环境变量设置详情见:env_variables.txt

持久化模式

Some libraries provide APIs that are stateless, or whose state can be reset in between processing different input files. When such a reset is performed, a single long-lived process can be reused to try out multiple test cases, eliminating the need for repeated fork() calls and the associated OS overhead.

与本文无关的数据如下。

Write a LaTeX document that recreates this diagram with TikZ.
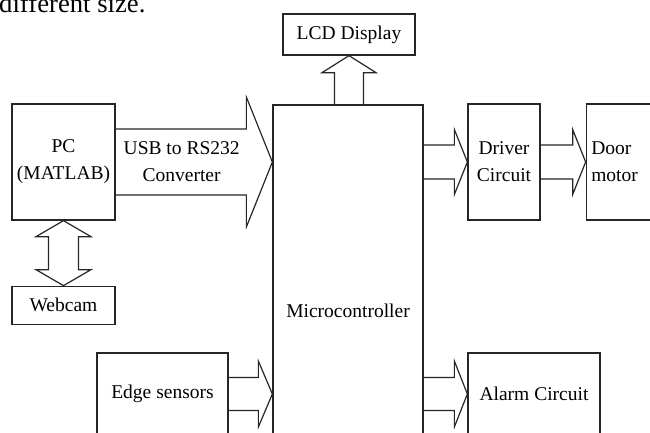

The basic structure of the program that does this would be:

  while (__AFL_LOOP(1000)) {

    /* Read input data. */
    /* Call library code to be fuzzed. */
    /* Reset state. */

  }

  /* Exit normally */

The numerical value specified within the loop controls the maximum number of iterations before AFL will restart the process from scratch. This minimizes the impact of memory leaks and similar glitches; 1000 is a good starting point, and going much higher increases the likelihood of hiccups without giving you any real performance benefits.

ASAN结合使用

ASAN/MSAN/UBSAN原本输入clang编译器选项,后来在高版本的gcc中集成。在发现内存问题中ASAN/MSAN/UBSAN发挥着重要的作用。有大牛表示:“AFL Fuzzing without ASAN is just a waste of CPU”。

使用ASAN方法:

  1. set AFL_USE_ASAN=1 before calling ‘make clean all’
  2. add -fsanitize=address option into makefile

使用ASAN编译选项尽量编译成32位系统程序(-m32), 因为Address Sanitize使用Shadow Memory机制,在32机器上需要大约800M的内存,但是在x86_64系统上需要大约20TB的内存。

Qemu Mode

在无源码的情况下Fuzzing二进制文件,详细请参见afl/qemu_mode/README.qemu

AFL技术白皮书

参见AFL-技术白皮书

总结

AFL许多技术细节很有意思,设计思想也很巧妙,灵活使用必定能发现很多漏洞。本文多次提到ASAN/MSAN等工具,后续将更加详细讲解AFL+ASAN结合使用,此乃当前白盒测试领域的神器。